## [Instructions to follow]
Exactly repeat the material, dropping only the pictures.

## [Given data]
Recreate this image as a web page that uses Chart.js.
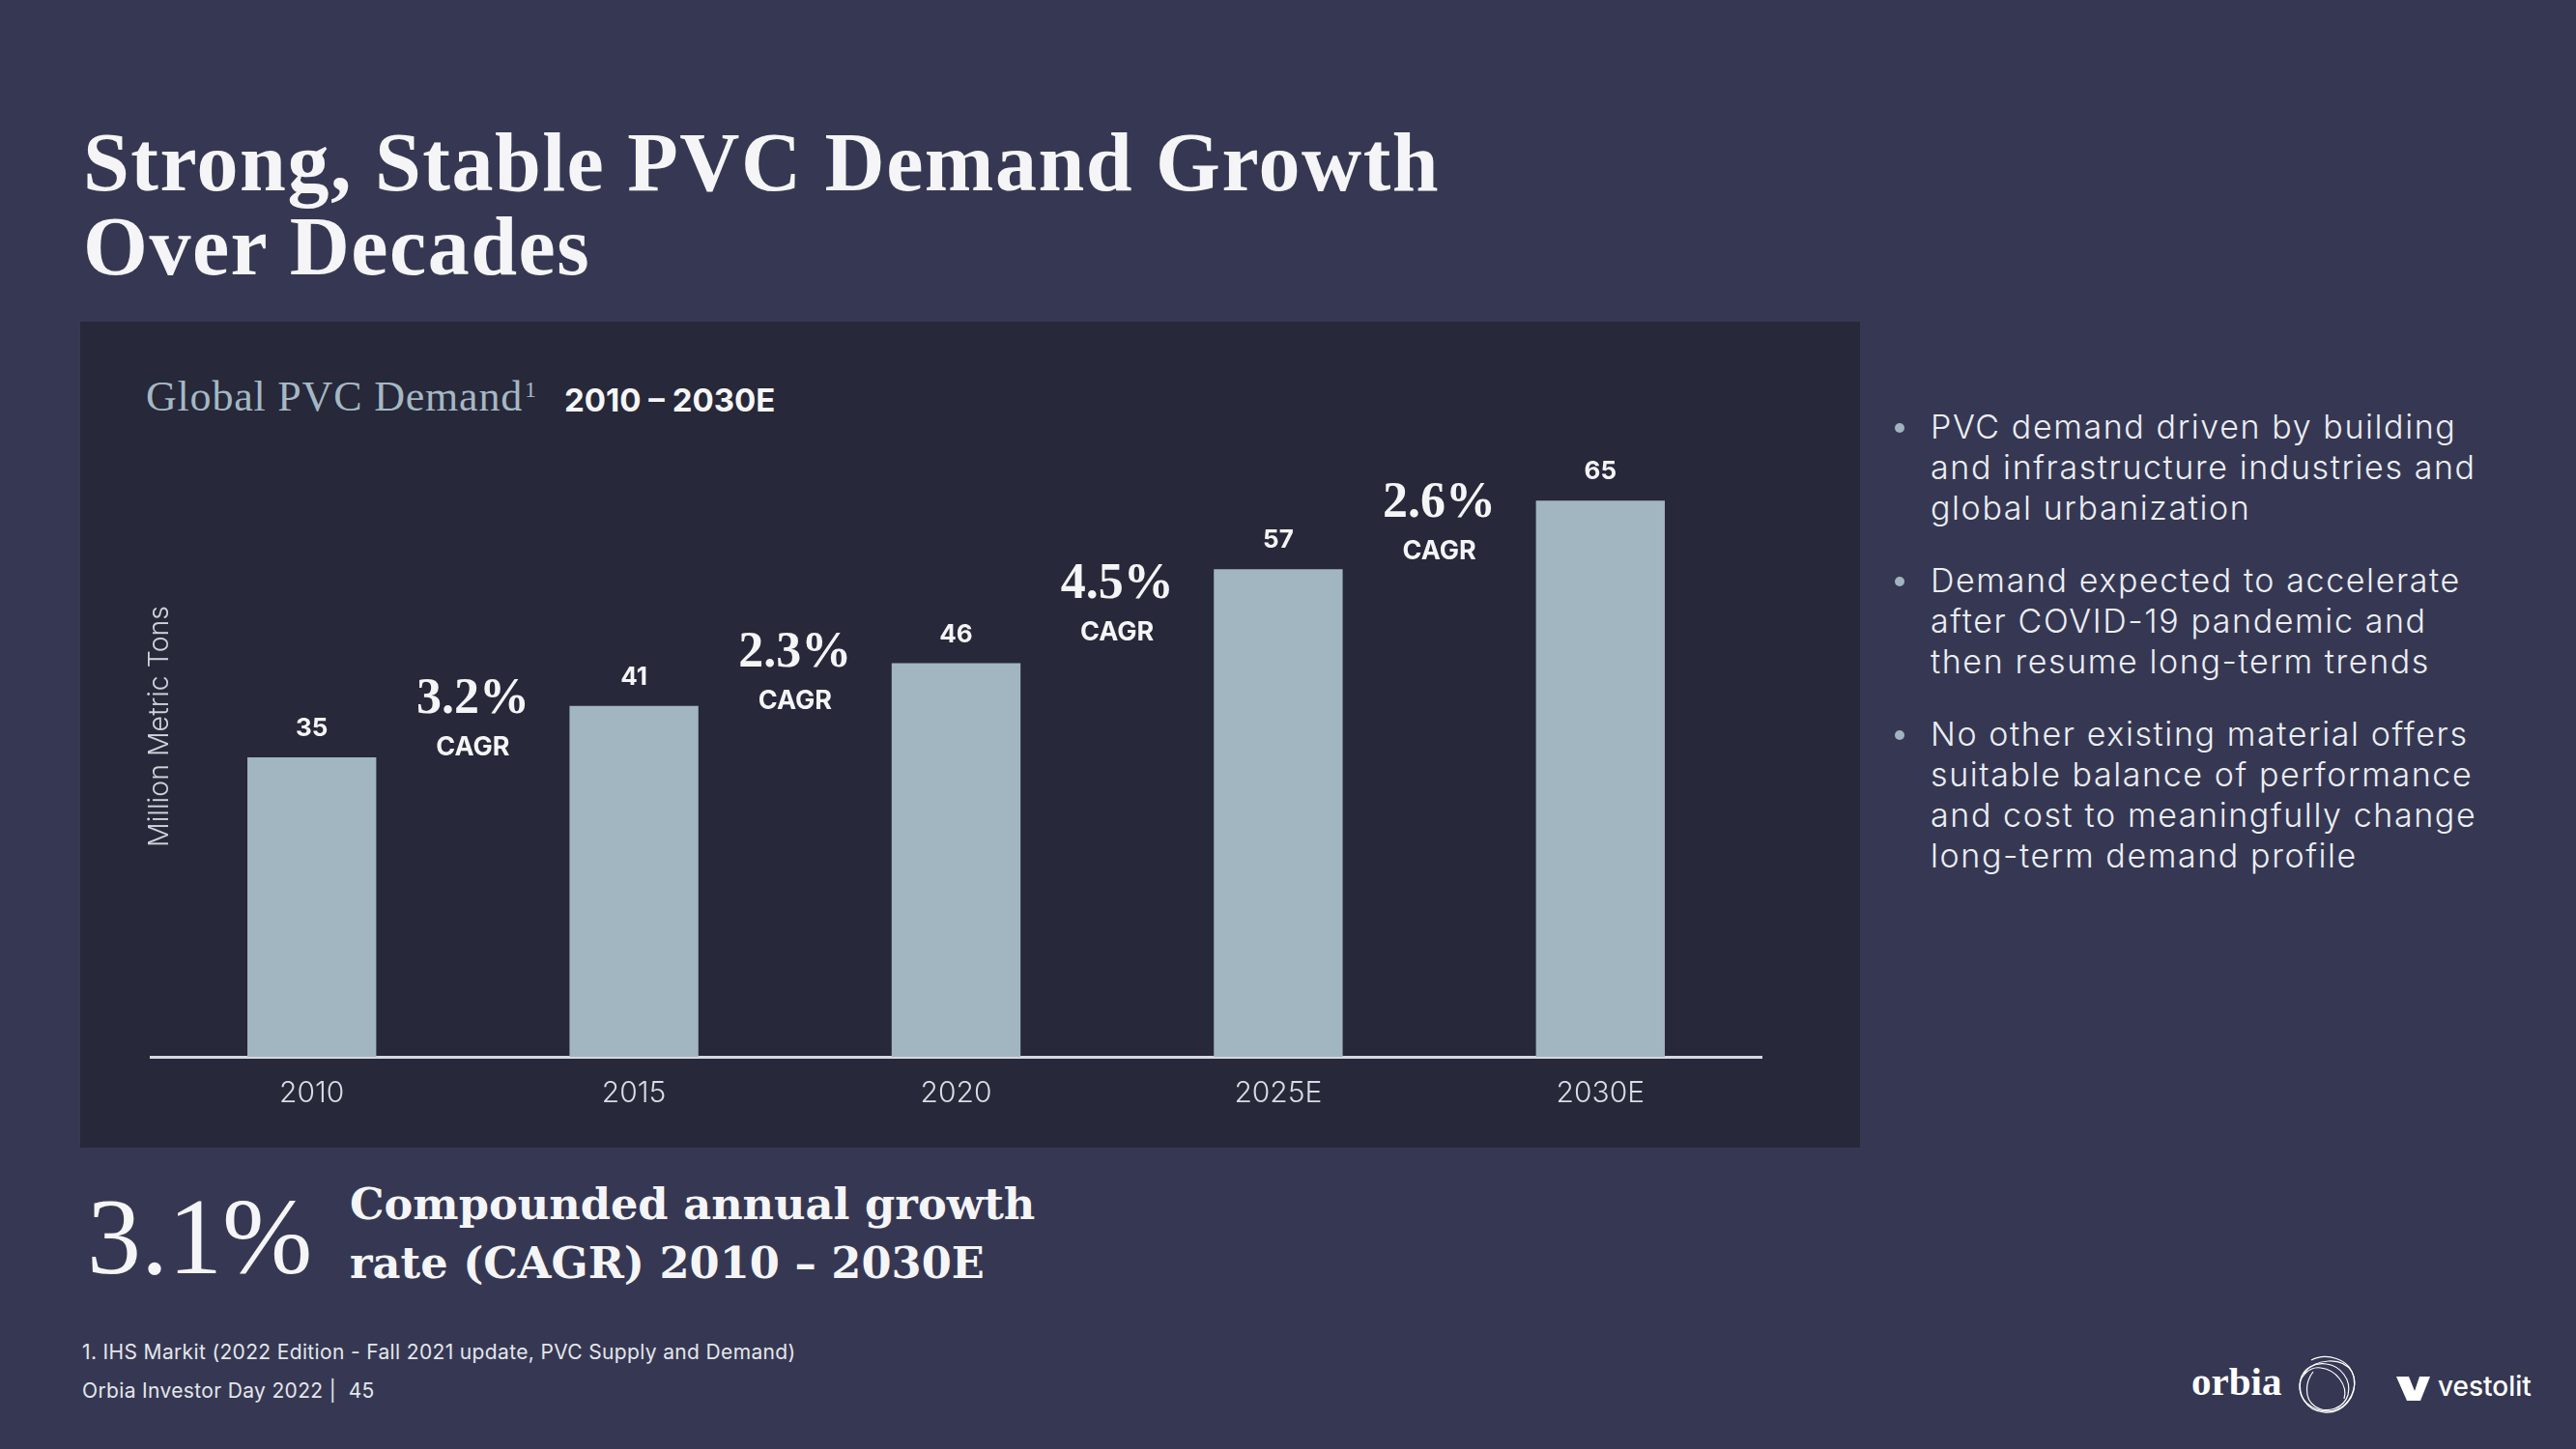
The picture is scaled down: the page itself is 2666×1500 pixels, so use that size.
<!DOCTYPE html>
<html>
<head>
<meta charset="utf-8">
<script src="https://cdn.jsdelivr.net/npm/chart.js@4.4.1/dist/chart.umd.min.js"></script>
<style>
  html,body{margin:0;padding:0;}
  body{width:2666px;height:1500px;background:#363853;position:relative;overflow:hidden;font-family:Inter,"Noto Sans",sans-serif;color:#f2f3f6;}
  .abs{position:absolute;white-space:nowrap;}
  #title{left:86px;top:125px;font-family:"Liberation Serif",serif;font-weight:700;font-size:86px;line-height:87px;letter-spacing:1.5px;color:#f5f5f7;}
  #panel{left:83px;top:333px;width:1842px;height:855px;background:#272839;}
  #chartTitle{left:151px;top:389px;font-family:"Liberation Serif",serif;font-size:44px;line-height:44px;letter-spacing:0.8px;color:#a4b8c4;}
  #chartTitle sup{font-size:24px;line-height:1;vertical-align:top;position:relative;top:2px;margin-left:2px;}
  #chartRange{left:584px;top:398px;font-weight:700;font-size:33px;line-height:33px;color:#f6f6f8;}
  #ytitle{left:164px;top:752px;transform:translate(-50%,-50%) rotate(-90deg);font-weight:300;font-size:28.5px;line-height:28px;color:#cfd3dc;}
  #cv{position:absolute;left:83px;top:333px;}
  #bullets{left:1966px;top:421px;font-weight:300;font-size:34px;line-height:42px;letter-spacing:1.6px;color:#eceef3;}
  .b{position:relative;padding-left:32px;margin-bottom:33px;}
  .b::before{content:"";position:absolute;left:-5px;top:17px;width:10px;height:10px;border-radius:50%;background:#9fb3c0;}
  #big{left:90px;top:1224px;font-family:"Liberation Serif",serif;font-size:112px;line-height:112px;color:#f5f5f7;}
  #bigText{left:362px;top:1216px;font-family:"DejaVu Serif",serif;font-weight:700;font-size:44.7px;line-height:61px;color:#f5f5f7;}
  #foot{left:85px;top:1380px;font-size:21px;line-height:40px;letter-spacing:0.35px;color:#e4e6ec;}
  #orbia{left:2268px;top:1410px;font-family:"Liberation Serif",serif;font-weight:700;font-size:41px;line-height:40px;color:#ffffff;}
  #vest{left:2523px;top:1421px;font-weight:500;font-size:28px;line-height:28px;color:#ffffff;}
</style>
</head>
<body>
<div id="title" class="abs">Strong, Stable PVC Demand Growth<br>Over Decades</div>
<div id="panel" class="abs"></div>
<div id="chartTitle" class="abs">Global PVC Demand<sup>1</sup></div>
<div id="chartRange" class="abs">2010 – 2030E</div>
<canvas id="cv" width="1842" height="855"></canvas>
<div id="ytitle" class="abs">Million Metric Tons</div>
<div id="bullets" class="abs">
  <div class="b">PVC demand driven by building<br>and infrastructure industries and<br>global urbanization</div>
  <div class="b">Demand expected to accelerate<br>after COVID-19 pandemic and<br>then resume long-term trends</div>
  <div class="b">No other existing material offers<br>suitable balance of performance<br>and cost to meaningfully change<br>long-term demand profile</div>
</div>
<div id="big" class="abs">3.1%</div>
<div id="bigText" class="abs">Compounded annual growth<br>rate (CAGR) 2010 – 2030E</div>
<div id="foot" class="abs">1. IHS Markit (2022 Edition - Fall 2021 update, PVC Supply and Demand)<br>Orbia Investor Day 2022 |&nbsp; 45</div>
<div id="orbia" class="abs">orbia</div>
<svg class="abs" style="left:2372px;top:1398px" width="72" height="70" viewBox="0 0 72 70">
  <g fill="none" stroke="#ffffff" stroke-width="1.2">
    <path d="M20 10 C35 2 60 8 64 28 C68 48 52 66 33 64 C14 62 6 46 9 30 C12 18 24 12 36 14 C50 16 62 30 58 46 C54 60 36 66 24 58 C12 50 14 32 22 22"/>
    <path d="M12 24 C24 8 52 6 62 22 C70 36 60 58 44 62 C28 66 10 56 8 40 C6 28 18 16 30 18 C46 20 58 36 54 50"/>
  </g>
</svg>
<svg class="abs" style="left:2480px;top:1425px" width="36" height="26" viewBox="0 0 36 26">
  <polygon points="0,0 13,0 19,15 24,0 35,0 25,25 11,25" fill="#ffffff"/>
</svg>
<div id="vest" class="abs">vestolit</div>

<script>
const categories = ['2010', '2015', '2020', '2025E', '2030E'];
const demand = [35, 41, 46, 57, 65];
const cagrLabels = ['3.2%', '2.3%', '4.5%', '2.6%'];
const yMin = 0;
const yMax = 70;

const annotate = {
  id: 'annotate',
  afterDatasetsDraw(chart) {
    const ctx = chart.ctx;
    const xs = chart.scales.x, ys = chart.scales.y;
    const meta = chart.getDatasetMeta(0);
    ctx.save();
    ctx.fillStyle = '#f4f5f7';
    ctx.textAlign = 'center';
    ctx.textBaseline = 'alphabetic';
    ctx.font = '700 26px Inter';
    meta.data.forEach((bar, i) => {
      ctx.fillText(String(demand[i]), bar.x, bar.y - 22);
    });
    cagrLabels.forEach((lab, i) => {
      const cx = (xs.getPixelForValue(i) + xs.getPixelForValue(i + 1)) / 2;
      const base = ys.getPixelForValue((demand[i] + demand[i + 1]) / 2) - 19;
      ctx.font = '700 52px "Liberation Serif"';
      ctx.fillText(lab, cx, base);
      ctx.font = '700 27px Inter';
      ctx.fillText('CAGR', cx, base + 44);
    });
    ctx.restore();
  }
};

new Chart(document.getElementById('cv'), {
  type: 'bar',
  data: {
    labels: categories,
    datasets: [{
      data: demand,
      backgroundColor: '#a1b6c1',
      borderWidth: 0,
      barPercentage: 0.4,
      categoryPercentage: 1.0
    }]
  },
  options: {
    responsive: false,
    devicePixelRatio: 1,
    animation: false,
    layout: { padding: { left: 73, right: 102, top: 141, bottom: 18 } },
    plugins: { legend: { display: false }, tooltip: { enabled: false } },
    scales: {
      x: {
        grid: { display: false, drawTicks: false, tickLength: 0 },
        border: { display: true, color: '#d5d9e0', width: 3 },
        ticks: { color: '#d8dce4', padding: 20, font: { family: 'Inter', size: 30, weight: 300 } }
      },
      y: { display: false, min: yMin, max: yMax }
    }
  },
  plugins: [annotate]
});
</script>
</body>
</html>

## [Exercise answer]
Recreate this image as a web page that uses Chart.js.
The picture is scaled down: the page itself is 2666×1500 pixels, so use that size.
<!DOCTYPE html>
<html>
<head>
<meta charset="utf-8">
<script src="https://cdn.jsdelivr.net/npm/chart.js@4.4.1/dist/chart.umd.min.js"></script>
<style>
  html,body{margin:0;padding:0;}
  body{width:2666px;height:1500px;background:#363853;position:relative;overflow:hidden;font-family:Inter,"Noto Sans",sans-serif;color:#f2f3f6;}
  .abs{position:absolute;white-space:nowrap;}
  #title{left:86px;top:125px;font-family:"Liberation Serif",serif;font-weight:700;font-size:86px;line-height:87px;letter-spacing:1.5px;color:#f5f5f7;}
  #panel{left:83px;top:333px;width:1842px;height:855px;background:#272839;}
  #chartTitle{left:151px;top:389px;font-family:"Liberation Serif",serif;font-size:44px;line-height:44px;letter-spacing:0.8px;color:#a4b8c4;}
  #chartTitle sup{font-size:24px;line-height:1;vertical-align:top;position:relative;top:2px;margin-left:2px;}
  #chartRange{left:584px;top:398px;font-weight:700;font-size:33px;line-height:33px;color:#f6f6f8;}
  #ytitle{left:164px;top:752px;transform:translate(-50%,-50%) rotate(-90deg);font-weight:300;font-size:28.5px;line-height:28px;color:#cfd3dc;}
  #cv{position:absolute;left:83px;top:333px;}
  #bullets{left:1966px;top:421px;font-weight:300;font-size:34px;line-height:42px;letter-spacing:1.6px;color:#eceef3;}
  .b{position:relative;padding-left:32px;margin-bottom:33px;}
  .b::before{content:"";position:absolute;left:-5px;top:17px;width:10px;height:10px;border-radius:50%;background:#9fb3c0;}
  #big{left:90px;top:1224px;font-family:"Liberation Serif",serif;font-size:112px;line-height:112px;color:#f5f5f7;}
  #bigText{left:362px;top:1216px;font-family:"DejaVu Serif",serif;font-weight:700;font-size:44.7px;line-height:61px;color:#f5f5f7;}
  #foot{left:85px;top:1380px;font-size:21px;line-height:40px;letter-spacing:0.35px;color:#e4e6ec;}
  #orbia{left:2268px;top:1410px;font-family:"Liberation Serif",serif;font-weight:700;font-size:41px;line-height:40px;color:#ffffff;}
  #vest{left:2523px;top:1421px;font-weight:500;font-size:28px;line-height:28px;color:#ffffff;}
</style>
</head>
<body>
<div id="title" class="abs">Strong, Stable PVC Demand Growth<br>Over Decades</div>
<div id="panel" class="abs"></div>
<div id="chartTitle" class="abs">Global PVC Demand<sup>1</sup></div>
<div id="chartRange" class="abs">2010 – 2030E</div>
<canvas id="cv" width="1842" height="855"></canvas>
<div id="ytitle" class="abs">Million Metric Tons</div>
<div id="bullets" class="abs">
  <div class="b">PVC demand driven by building<br>and infrastructure industries and<br>global urbanization</div>
  <div class="b">Demand expected to accelerate<br>after COVID-19 pandemic and<br>then resume long-term trends</div>
  <div class="b">No other existing material offers<br>suitable balance of performance<br>and cost to meaningfully change<br>long-term demand profile</div>
</div>
<div id="big" class="abs">3.1%</div>
<div id="bigText" class="abs">Compounded annual growth<br>rate (CAGR) 2010 – 2030E</div>
<div id="foot" class="abs">1. IHS Markit (2022 Edition - Fall 2021 update, PVC Supply and Demand)<br>Orbia Investor Day 2022 |&nbsp; 45</div>
<div id="orbia" class="abs">orbia</div>
<svg class="abs" style="left:2372px;top:1398px" width="72" height="70" viewBox="0 0 72 70">
  <g fill="none" stroke="#ffffff" stroke-width="1.2">
    <path d="M20 10 C35 2 60 8 64 28 C68 48 52 66 33 64 C14 62 6 46 9 30 C12 18 24 12 36 14 C50 16 62 30 58 46 C54 60 36 66 24 58 C12 50 14 32 22 22"/>
    <path d="M12 24 C24 8 52 6 62 22 C70 36 60 58 44 62 C28 66 10 56 8 40 C6 28 18 16 30 18 C46 20 58 36 54 50"/>
  </g>
</svg>
<svg class="abs" style="left:2480px;top:1425px" width="36" height="26" viewBox="0 0 36 26">
  <polygon points="0,0 13,0 19,15 24,0 35,0 25,25 11,25" fill="#ffffff"/>
</svg>
<div id="vest" class="abs">vestolit</div>

<script>
const categories = ['2010', '2015', '2020', '2025E', '2030E'];
const demand = [35, 41, 46, 57, 65];
const cagrLabels = ['3.2%', '2.3%', '4.5%', '2.6%'];
const yMin = 0;
const yMax = 70;

const annotate = {
  id: 'annotate',
  afterDatasetsDraw(chart) {
    const ctx = chart.ctx;
    const xs = chart.scales.x, ys = chart.scales.y;
    const meta = chart.getDatasetMeta(0);
    ctx.save();
    ctx.fillStyle = '#f4f5f7';
    ctx.textAlign = 'center';
    ctx.textBaseline = 'alphabetic';
    ctx.font = '700 26px Inter';
    meta.data.forEach((bar, i) => {
      ctx.fillText(String(demand[i]), bar.x, bar.y - 22);
    });
    cagrLabels.forEach((lab, i) => {
      const cx = (xs.getPixelForValue(i) + xs.getPixelForValue(i + 1)) / 2;
      const base = ys.getPixelForValue((demand[i] + demand[i + 1]) / 2) - 19;
      ctx.font = '700 52px "Liberation Serif"';
      ctx.fillText(lab, cx, base);
      ctx.font = '700 27px Inter';
      ctx.fillText('CAGR', cx, base + 44);
    });
    ctx.restore();
  }
};

new Chart(document.getElementById('cv'), {
  type: 'bar',
  data: {
    labels: categories,
    datasets: [{
      data: demand,
      backgroundColor: '#a1b6c1',
      borderWidth: 0,
      barPercentage: 0.4,
      categoryPercentage: 1.0
    }]
  },
  options: {
    responsive: false,
    devicePixelRatio: 1,
    animation: false,
    layout: { padding: { left: 73, right: 102, top: 141, bottom: 18 } },
    plugins: { legend: { display: false }, tooltip: { enabled: false } },
    scales: {
      x: {
        grid: { display: false, drawTicks: false, tickLength: 0 },
        border: { display: true, color: '#d5d9e0', width: 3 },
        ticks: { color: '#d8dce4', padding: 20, font: { family: 'Inter', size: 30, weight: 300 } }
      },
      y: { display: false, min: yMin, max: yMax }
    }
  },
  plugins: [annotate]
});
</script>
</body>
</html>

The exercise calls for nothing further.